J'étais sous Jaguar et je viens de passer à Panther, et j'avais sauvegardé un certain nombre de choses sur mon iPod (icônes, musique évidemment, photos, documents, ...) pour pouvoir faire un "clean install" et récupérer les choses qui m'intéressait. Par contre il ne suffit apparemment pas, une fois les données récupérées, de mettre à la corbeille les dossiers sus-mentionnés pour vider l'iPod. Par précaution je préfère poser la question : faut-il que j'utilise "l'utilitaire disque" que je sélectionne dans la liste des disques et des volumes l'iPod et que je fasse "effacer" pour pouvoir réutiliser mon iPod normalement et le mettre à jour ????


----------



## jpmiss (3 Novembre 2004)

Une fois les fichiers mis a la corbeille il ne faut pas oublier de la vider si non ils ne sont pas éffacés


----------



## Tangi (3 Novembre 2004)

Merci, en fait ce qui m'est arrivé c'est que j'ai mis à la corbeille les dossiers qui figuraient sur l'iPod, ils ont donc disparu du support, j'ai déconnecté mon iPod puis je l'ai reconnecté et aucun dossier n'apparaissaient sur l'iPod (ce qui est normal)  mais au lieu d'indiquer 20Go de disponible seuls 2Go étaient disponible. Les dossiers n'avaient donc pas été effacé de l'iPod, sans pour autant y avoir accès. J'ai donc utilisé"l'utilitaire disque" et j'ai fais "effacer". Si j'ai posé la question c'est qu'avant d'effacer le contenu d'un volume ou d'un disque on doit spécifier dans "l'utilitaire disque" le format de volume (et je n'y connais rien), et je voulais m'assurer que le choix du format de volume me permettrait d'utiliser l'iPod comme avant et que ça n'aurait pas de conséquences sur son utilisation ultérieure. En tout cas ça a l'air de fonctionner comme il faut...


----------



## jpmiss (3 Novembre 2004)

Tangi a dit:
			
		

> j'ai mis à la corbeille les dossiers qui figuraient sur l'iPod, ils ont donc disparu du support, j'ai déconnecté mon iPod puis je l'ai reconnecté et aucun dossier n'apparaissaient sur l'iPod (ce qui est normal) mais au lieu d'indiquer 20Go de disponible seuls 2Go étaient disponible. Les dossiers n'avaient donc pas été effacé de l'iPod, sans pour autant y avoir accès.

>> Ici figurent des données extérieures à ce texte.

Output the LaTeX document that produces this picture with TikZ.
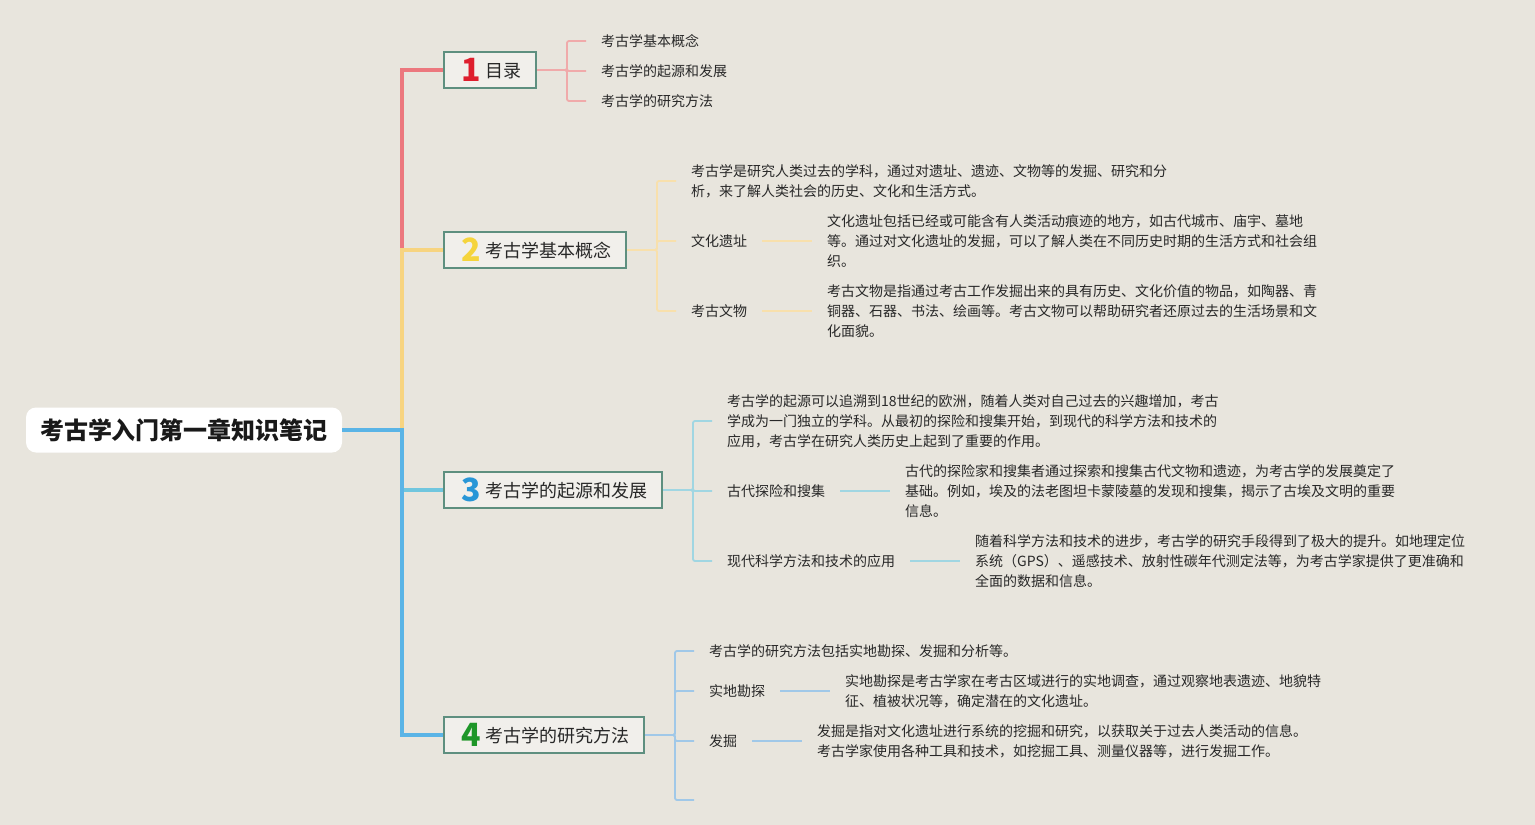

 Encore une fois: si tu met les fichiers a la corbeille mais que tu ne la vide pas, les fichiers ne sont plus visibles sur l'iPod mais restent dans la corbeille de l'iPod (chaque volume a sa corbeille en gros) et donc ne libèrent pas l'espace occupés par les fichiers en question.

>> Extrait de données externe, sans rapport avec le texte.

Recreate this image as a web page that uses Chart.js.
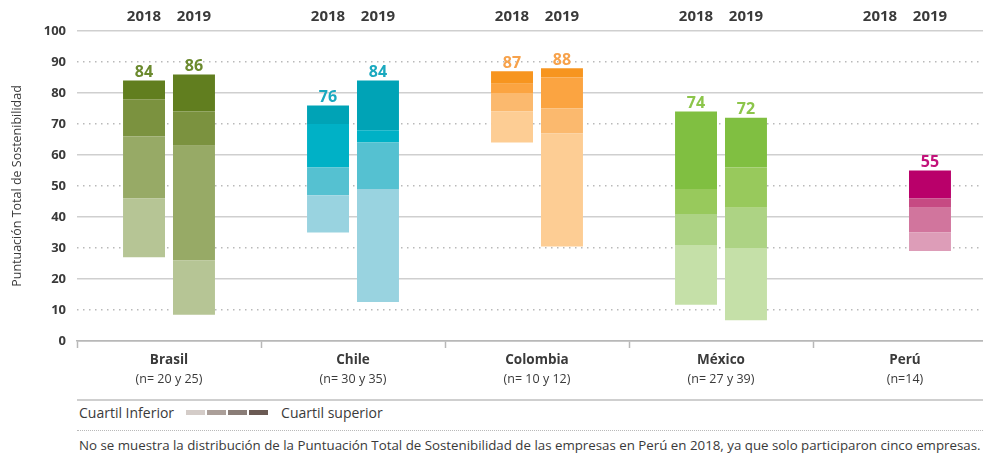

 Par ailleurs, Apple déconseille de formater le disque de l'iPod avec utilitaire de disque.


----------



## alfred (3 Novembre 2004)

Tangi a dit:
			
		

> Merci, en fait ce qui m'est arrivé c'est que j'ai mis à la corbeille les dossiers qui figuraient sur l'iPod, ils ont donc disparu du support, j'ai déconnecté mon iPod puis je l'ai reconnecté et aucun dossier n'apparaissaient sur l'iPod (ce qui est normal)  mais au lieu d'indiquer 20Go de disponible seuls 2Go étaient disponible. Les dossiers n'avaient donc pas été effacé de l'iPod, sans pour autant y avoir accès. J'ai donc utilisé"l'utilitaire disque" et j'ai fais "effacer". Si j'ai posé la question c'est qu'avant d'effacer le contenu d'un volume ou d'un disque on doit spécifier dans "l'utilitaire disque" le format de volume (et je n'y connais rien), et je voulais m'assurer que le choix du format de volume me permettrait d'utiliser l'iPod comme avant et que ça n'aurait pas de conséquences sur son utilisation ultérieure. En tout cas ça a l'air de fonctionner comme il faut...



choisis simplement "restaurer" quand tu lances l'utilitaire de mise à jour ipod. ce qui effacera tous les fichiers et appliquera les réglages d'origines. 
je cite de mémoire, mais c'est indiqué quand tu lances l'utilitaire.


----------



## jpmiss (4 Novembre 2004)

En suivant le lien que je donne dans mon post précédant y'a toute la marche a suivre


----------